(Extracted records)
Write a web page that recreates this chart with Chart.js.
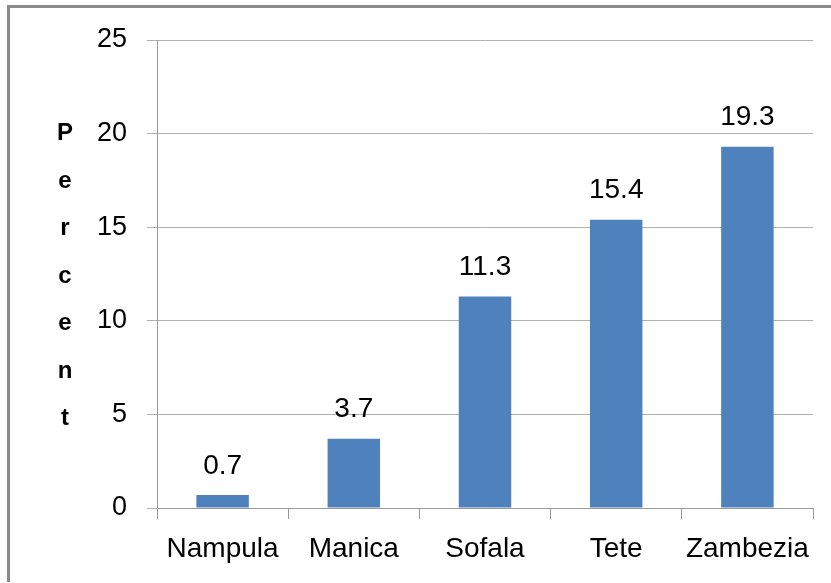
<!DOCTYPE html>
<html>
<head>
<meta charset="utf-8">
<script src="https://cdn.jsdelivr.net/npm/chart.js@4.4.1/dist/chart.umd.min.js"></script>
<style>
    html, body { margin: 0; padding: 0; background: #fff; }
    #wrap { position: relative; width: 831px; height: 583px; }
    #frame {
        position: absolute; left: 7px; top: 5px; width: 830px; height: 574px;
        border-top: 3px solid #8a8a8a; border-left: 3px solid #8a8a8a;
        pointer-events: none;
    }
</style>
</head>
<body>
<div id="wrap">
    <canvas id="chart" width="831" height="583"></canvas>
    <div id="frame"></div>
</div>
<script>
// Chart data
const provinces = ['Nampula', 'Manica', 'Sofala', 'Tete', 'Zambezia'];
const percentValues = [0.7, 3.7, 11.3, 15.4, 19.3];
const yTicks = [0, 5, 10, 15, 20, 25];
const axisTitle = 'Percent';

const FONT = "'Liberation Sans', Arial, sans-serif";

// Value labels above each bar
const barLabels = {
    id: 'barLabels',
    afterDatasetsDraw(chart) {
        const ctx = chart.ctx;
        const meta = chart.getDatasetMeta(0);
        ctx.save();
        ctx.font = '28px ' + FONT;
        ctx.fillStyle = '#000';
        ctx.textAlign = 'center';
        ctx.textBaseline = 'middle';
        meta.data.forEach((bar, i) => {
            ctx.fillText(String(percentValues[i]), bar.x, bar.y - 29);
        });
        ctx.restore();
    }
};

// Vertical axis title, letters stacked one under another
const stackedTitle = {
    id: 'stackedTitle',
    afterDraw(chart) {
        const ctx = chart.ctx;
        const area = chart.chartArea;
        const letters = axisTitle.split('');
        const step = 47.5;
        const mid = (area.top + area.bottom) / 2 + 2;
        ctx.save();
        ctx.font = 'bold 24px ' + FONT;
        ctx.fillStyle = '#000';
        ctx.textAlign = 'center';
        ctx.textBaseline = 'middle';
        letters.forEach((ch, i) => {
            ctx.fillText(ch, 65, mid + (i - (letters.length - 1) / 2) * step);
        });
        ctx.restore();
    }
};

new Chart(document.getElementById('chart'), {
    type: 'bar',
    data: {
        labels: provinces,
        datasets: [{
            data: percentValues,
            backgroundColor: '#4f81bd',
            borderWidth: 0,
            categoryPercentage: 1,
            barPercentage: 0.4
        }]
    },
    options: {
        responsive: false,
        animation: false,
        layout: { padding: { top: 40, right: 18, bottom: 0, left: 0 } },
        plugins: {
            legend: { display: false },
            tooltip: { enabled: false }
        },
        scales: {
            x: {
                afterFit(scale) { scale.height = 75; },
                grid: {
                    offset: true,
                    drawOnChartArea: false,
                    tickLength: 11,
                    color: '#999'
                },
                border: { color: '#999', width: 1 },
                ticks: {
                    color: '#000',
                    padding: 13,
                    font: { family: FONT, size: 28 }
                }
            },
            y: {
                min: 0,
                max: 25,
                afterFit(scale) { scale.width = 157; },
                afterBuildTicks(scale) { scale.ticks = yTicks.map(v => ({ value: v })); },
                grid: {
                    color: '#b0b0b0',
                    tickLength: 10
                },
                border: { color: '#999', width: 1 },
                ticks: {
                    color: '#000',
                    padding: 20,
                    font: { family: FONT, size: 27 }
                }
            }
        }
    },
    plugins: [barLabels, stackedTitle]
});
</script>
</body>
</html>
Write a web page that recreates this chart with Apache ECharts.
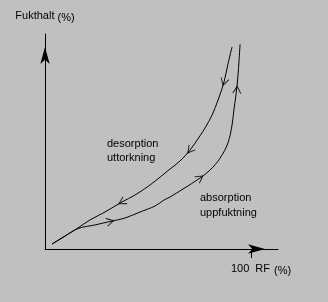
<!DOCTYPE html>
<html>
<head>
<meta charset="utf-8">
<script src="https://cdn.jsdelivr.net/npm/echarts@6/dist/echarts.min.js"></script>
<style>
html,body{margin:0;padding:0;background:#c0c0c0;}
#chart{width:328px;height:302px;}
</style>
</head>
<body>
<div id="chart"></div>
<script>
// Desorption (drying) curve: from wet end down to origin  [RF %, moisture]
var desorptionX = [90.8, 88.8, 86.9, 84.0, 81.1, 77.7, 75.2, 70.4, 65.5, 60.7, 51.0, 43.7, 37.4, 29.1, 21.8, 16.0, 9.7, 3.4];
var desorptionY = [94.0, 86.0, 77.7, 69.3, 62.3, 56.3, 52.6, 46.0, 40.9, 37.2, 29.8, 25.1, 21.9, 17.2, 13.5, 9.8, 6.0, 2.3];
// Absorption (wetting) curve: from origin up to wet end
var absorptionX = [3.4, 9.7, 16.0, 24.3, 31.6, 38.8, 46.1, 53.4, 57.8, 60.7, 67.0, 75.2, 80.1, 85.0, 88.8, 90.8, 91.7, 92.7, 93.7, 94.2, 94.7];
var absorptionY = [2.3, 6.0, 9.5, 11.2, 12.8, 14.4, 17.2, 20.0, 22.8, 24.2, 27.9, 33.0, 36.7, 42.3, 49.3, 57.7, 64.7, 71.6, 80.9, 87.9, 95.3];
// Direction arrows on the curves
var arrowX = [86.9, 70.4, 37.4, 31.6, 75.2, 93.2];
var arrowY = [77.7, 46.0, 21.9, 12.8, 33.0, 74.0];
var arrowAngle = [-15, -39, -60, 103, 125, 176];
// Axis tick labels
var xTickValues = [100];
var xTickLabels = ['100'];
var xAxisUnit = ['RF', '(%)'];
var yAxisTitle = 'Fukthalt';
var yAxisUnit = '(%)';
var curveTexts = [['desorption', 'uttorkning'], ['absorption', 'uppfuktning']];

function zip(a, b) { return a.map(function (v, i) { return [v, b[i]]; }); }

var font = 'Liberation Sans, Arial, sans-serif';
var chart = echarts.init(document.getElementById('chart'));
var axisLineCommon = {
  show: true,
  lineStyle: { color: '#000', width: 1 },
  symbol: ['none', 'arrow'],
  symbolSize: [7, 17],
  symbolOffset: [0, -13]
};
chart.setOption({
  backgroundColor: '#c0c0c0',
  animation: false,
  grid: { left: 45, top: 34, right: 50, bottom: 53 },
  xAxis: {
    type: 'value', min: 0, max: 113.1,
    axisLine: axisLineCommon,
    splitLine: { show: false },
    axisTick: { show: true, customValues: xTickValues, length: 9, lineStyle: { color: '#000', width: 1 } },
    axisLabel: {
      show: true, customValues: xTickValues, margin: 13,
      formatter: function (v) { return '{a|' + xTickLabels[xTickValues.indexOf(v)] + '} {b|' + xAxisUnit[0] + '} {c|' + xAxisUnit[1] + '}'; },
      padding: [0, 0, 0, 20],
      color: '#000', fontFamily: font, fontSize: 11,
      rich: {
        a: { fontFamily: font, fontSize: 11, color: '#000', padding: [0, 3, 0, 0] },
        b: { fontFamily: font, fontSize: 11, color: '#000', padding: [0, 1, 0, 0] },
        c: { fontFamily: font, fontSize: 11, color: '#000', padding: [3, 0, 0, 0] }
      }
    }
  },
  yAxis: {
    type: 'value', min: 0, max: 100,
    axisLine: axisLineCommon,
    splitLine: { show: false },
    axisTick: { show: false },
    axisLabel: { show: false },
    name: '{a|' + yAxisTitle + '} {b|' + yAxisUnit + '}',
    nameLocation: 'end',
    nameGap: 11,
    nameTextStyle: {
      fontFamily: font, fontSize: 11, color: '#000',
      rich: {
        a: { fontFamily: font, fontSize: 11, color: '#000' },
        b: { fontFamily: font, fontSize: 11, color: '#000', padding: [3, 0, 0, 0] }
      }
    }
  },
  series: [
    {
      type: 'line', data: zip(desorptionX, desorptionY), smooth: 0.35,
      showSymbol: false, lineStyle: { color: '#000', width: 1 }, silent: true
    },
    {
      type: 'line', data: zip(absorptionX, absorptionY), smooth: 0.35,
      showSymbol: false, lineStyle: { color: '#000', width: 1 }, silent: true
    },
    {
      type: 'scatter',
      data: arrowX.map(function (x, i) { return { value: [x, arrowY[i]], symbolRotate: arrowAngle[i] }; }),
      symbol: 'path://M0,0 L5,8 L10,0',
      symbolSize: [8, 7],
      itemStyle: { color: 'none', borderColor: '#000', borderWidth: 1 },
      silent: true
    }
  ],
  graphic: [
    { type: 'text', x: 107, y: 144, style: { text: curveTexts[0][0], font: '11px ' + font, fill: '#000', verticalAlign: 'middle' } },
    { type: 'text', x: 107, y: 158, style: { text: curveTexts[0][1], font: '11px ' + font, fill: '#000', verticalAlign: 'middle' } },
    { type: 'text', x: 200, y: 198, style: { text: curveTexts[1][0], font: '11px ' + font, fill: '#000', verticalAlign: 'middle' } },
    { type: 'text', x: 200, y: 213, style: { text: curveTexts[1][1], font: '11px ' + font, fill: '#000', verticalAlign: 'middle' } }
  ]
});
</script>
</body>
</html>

▶ EXERCISE AIM
Above are the records. Print exactly the lines from the one containing "Write a web page that recreates this chart with Apache" to the one containing "[['desorption', 'uttorkning'], ['absorption', 'uppfuktning']];", both included, and nothing else; pictures are excluded.

▶ THE RESPONSE
Write a web page that recreates this chart with Apache ECharts.
<!DOCTYPE html>
<html>
<head>
<meta charset="utf-8">
<script src="https://cdn.jsdelivr.net/npm/echarts@6/dist/echarts.min.js"></script>
<style>
html,body{margin:0;padding:0;background:#c0c0c0;}
#chart{width:328px;height:302px;}
</style>
</head>
<body>
<div id="chart"></div>
<script>
// Desorption (drying) curve: from wet end down to origin  [RF %, moisture]
var desorptionX = [90.8, 88.8, 86.9, 84.0, 81.1, 77.7, 75.2, 70.4, 65.5, 60.7, 51.0, 43.7, 37.4, 29.1, 21.8, 16.0, 9.7, 3.4];
var desorptionY = [94.0, 86.0, 77.7, 69.3, 62.3, 56.3, 52.6, 46.0, 40.9, 37.2, 29.8, 25.1, 21.9, 17.2, 13.5, 9.8, 6.0, 2.3];
// Absorption (wetting) curve: from origin up to wet end
var absorptionX = [3.4, 9.7, 16.0, 24.3, 31.6, 38.8, 46.1, 53.4, 57.8, 60.7, 67.0, 75.2, 80.1, 85.0, 88.8, 90.8, 91.7, 92.7, 93.7, 94.2, 94.7];
var absorptionY = [2.3, 6.0, 9.5, 11.2, 12.8, 14.4, 17.2, 20.0, 22.8, 24.2, 27.9, 33.0, 36.7, 42.3, 49.3, 57.7, 64.7, 71.6, 80.9, 87.9, 95.3];
// Direction arrows on the curves
var arrowX = [86.9, 70.4, 37.4, 31.6, 75.2, 93.2];
var arrowY = [77.7, 46.0, 21.9, 12.8, 33.0, 74.0];
var arrowAngle = [-15, -39, -60, 103, 125, 176];
// Axis tick labels
var xTickValues = [100];
var xTickLabels = ['100'];
var xAxisUnit = ['RF', '(%)'];
var yAxisTitle = 'Fukthalt';
var yAxisUnit = '(%)';
var curveTexts = [['desorption', 'uttorkning'], ['absorption', 'uppfuktning']];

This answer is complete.